» Record set:
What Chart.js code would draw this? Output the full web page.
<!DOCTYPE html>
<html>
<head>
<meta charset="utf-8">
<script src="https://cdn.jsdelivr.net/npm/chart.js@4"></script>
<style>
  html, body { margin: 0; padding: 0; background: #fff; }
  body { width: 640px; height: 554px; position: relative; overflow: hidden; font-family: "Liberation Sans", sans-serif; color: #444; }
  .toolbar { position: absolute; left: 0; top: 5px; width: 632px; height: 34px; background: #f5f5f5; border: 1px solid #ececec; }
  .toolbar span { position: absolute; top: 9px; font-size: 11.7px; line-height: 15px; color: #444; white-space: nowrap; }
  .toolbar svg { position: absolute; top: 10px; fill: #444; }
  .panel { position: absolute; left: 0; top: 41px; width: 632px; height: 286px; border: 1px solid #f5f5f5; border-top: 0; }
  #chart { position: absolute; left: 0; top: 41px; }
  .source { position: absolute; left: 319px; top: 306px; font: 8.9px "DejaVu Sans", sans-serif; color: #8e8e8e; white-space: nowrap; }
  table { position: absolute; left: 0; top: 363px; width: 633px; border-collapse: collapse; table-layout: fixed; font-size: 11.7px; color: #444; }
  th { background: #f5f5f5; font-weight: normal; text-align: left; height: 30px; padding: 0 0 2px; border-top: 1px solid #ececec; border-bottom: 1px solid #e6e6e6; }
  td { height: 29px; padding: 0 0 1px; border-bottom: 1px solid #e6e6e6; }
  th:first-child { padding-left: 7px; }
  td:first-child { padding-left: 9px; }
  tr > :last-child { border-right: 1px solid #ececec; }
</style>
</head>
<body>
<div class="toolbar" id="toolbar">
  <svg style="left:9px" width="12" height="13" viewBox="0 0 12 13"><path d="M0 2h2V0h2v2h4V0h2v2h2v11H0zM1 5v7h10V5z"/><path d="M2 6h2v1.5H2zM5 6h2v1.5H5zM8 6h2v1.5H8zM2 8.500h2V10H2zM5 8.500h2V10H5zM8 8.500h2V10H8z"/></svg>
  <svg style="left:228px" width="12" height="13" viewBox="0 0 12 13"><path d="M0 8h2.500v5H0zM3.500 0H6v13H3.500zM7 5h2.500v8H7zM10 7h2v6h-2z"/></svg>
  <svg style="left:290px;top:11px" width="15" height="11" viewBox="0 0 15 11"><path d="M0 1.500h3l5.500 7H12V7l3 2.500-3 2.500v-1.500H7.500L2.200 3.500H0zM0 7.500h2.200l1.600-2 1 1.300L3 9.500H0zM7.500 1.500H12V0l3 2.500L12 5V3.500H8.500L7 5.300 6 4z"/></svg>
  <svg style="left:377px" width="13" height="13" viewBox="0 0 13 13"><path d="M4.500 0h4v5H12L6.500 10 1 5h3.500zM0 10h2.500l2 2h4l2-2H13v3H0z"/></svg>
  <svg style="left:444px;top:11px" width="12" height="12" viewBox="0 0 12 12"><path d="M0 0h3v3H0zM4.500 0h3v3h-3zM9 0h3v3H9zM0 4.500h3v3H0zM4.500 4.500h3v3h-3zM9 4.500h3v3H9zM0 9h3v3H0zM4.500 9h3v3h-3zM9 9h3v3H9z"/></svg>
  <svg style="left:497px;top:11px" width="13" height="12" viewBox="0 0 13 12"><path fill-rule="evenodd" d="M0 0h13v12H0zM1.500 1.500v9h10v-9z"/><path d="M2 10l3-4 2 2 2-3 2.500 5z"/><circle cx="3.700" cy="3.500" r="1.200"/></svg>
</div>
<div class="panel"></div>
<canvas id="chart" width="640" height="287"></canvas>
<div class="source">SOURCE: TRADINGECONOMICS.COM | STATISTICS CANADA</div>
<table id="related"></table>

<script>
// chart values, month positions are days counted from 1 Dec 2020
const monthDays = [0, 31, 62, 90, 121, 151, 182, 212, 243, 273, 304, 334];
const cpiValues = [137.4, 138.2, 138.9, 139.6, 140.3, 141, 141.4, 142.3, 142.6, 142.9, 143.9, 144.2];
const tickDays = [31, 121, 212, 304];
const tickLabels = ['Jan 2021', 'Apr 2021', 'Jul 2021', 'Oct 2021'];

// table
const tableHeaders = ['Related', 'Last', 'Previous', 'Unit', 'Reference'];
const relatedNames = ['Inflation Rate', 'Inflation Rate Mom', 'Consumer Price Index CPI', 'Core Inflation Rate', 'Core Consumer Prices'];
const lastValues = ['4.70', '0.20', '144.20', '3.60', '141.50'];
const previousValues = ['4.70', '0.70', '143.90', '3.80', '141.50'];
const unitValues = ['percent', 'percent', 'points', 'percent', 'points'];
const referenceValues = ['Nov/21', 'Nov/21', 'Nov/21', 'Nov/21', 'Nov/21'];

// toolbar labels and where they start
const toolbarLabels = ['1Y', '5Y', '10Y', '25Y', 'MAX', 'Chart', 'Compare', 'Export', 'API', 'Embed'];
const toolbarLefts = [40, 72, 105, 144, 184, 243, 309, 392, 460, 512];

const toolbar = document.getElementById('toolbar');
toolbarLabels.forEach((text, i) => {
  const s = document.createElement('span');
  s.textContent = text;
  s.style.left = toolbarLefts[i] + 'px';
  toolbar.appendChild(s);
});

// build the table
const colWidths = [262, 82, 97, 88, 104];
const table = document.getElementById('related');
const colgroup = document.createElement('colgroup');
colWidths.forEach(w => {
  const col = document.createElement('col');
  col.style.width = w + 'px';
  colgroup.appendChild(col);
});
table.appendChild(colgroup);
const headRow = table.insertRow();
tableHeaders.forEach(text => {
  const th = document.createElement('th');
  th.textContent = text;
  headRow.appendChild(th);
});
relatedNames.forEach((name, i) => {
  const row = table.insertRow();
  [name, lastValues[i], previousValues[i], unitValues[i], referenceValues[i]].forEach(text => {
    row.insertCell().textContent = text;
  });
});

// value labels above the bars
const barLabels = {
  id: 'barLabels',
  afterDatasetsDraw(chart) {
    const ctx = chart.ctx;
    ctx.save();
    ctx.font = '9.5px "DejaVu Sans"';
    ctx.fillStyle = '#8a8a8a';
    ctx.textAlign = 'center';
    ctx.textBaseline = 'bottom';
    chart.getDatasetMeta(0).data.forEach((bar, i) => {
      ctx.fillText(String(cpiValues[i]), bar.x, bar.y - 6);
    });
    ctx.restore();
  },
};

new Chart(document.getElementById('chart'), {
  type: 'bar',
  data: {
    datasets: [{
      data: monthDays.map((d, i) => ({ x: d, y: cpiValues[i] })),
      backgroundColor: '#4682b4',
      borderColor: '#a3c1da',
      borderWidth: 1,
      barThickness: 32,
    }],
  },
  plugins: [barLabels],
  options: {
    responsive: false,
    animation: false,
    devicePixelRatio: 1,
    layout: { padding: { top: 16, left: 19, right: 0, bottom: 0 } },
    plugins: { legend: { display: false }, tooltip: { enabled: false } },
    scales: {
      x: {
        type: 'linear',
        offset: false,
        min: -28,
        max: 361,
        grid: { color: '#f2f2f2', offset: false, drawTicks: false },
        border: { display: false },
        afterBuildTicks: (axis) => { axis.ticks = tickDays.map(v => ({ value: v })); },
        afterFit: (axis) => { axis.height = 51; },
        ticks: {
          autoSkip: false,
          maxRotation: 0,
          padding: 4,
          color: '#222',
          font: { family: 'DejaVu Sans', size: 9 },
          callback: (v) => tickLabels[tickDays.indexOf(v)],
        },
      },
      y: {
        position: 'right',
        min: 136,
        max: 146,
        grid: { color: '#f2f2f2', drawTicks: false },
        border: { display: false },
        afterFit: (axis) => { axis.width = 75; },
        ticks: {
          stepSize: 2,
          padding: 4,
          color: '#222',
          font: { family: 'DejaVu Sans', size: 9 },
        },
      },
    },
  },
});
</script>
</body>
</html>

==

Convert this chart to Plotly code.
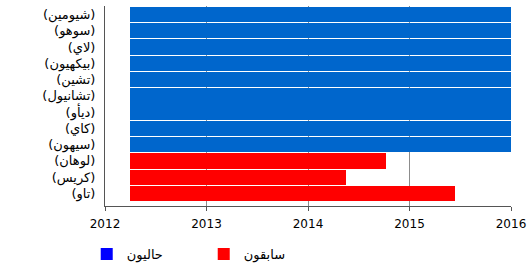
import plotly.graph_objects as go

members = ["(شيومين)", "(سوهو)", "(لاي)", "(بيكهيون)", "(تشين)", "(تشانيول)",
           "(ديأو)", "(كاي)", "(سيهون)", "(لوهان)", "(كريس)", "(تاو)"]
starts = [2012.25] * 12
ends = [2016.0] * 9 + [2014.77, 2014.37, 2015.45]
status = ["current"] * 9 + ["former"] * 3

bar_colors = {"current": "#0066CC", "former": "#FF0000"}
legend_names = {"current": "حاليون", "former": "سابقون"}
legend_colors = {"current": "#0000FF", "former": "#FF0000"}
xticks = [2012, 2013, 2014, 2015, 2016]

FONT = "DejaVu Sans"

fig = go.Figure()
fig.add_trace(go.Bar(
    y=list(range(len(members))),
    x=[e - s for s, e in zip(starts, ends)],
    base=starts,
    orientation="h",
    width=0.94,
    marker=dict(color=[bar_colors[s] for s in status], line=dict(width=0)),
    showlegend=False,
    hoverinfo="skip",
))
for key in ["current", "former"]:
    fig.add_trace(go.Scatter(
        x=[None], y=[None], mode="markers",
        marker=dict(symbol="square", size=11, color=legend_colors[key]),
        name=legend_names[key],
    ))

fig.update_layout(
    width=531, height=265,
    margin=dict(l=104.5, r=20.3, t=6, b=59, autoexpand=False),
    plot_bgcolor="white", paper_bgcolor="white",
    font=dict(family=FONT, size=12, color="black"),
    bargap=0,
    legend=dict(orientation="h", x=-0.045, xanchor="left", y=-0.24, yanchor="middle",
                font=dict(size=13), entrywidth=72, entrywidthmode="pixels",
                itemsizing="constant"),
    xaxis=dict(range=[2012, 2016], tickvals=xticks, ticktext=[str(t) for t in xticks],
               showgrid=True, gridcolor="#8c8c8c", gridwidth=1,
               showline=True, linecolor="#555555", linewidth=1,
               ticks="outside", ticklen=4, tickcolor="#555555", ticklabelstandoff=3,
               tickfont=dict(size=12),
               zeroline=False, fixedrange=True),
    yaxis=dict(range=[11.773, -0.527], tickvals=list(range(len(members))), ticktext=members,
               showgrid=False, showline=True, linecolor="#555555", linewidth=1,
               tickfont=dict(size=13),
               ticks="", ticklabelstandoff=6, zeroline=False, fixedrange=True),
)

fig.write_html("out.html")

» Stated task: Make an exact copy of only the lines from the one with "Convert this chart to Plotly code." through the one with "import plotly.graph_objects as go". Pictures don't belong in it.

» Answer for this exercise:
Convert this chart to Plotly code.
import plotly.graph_objects as go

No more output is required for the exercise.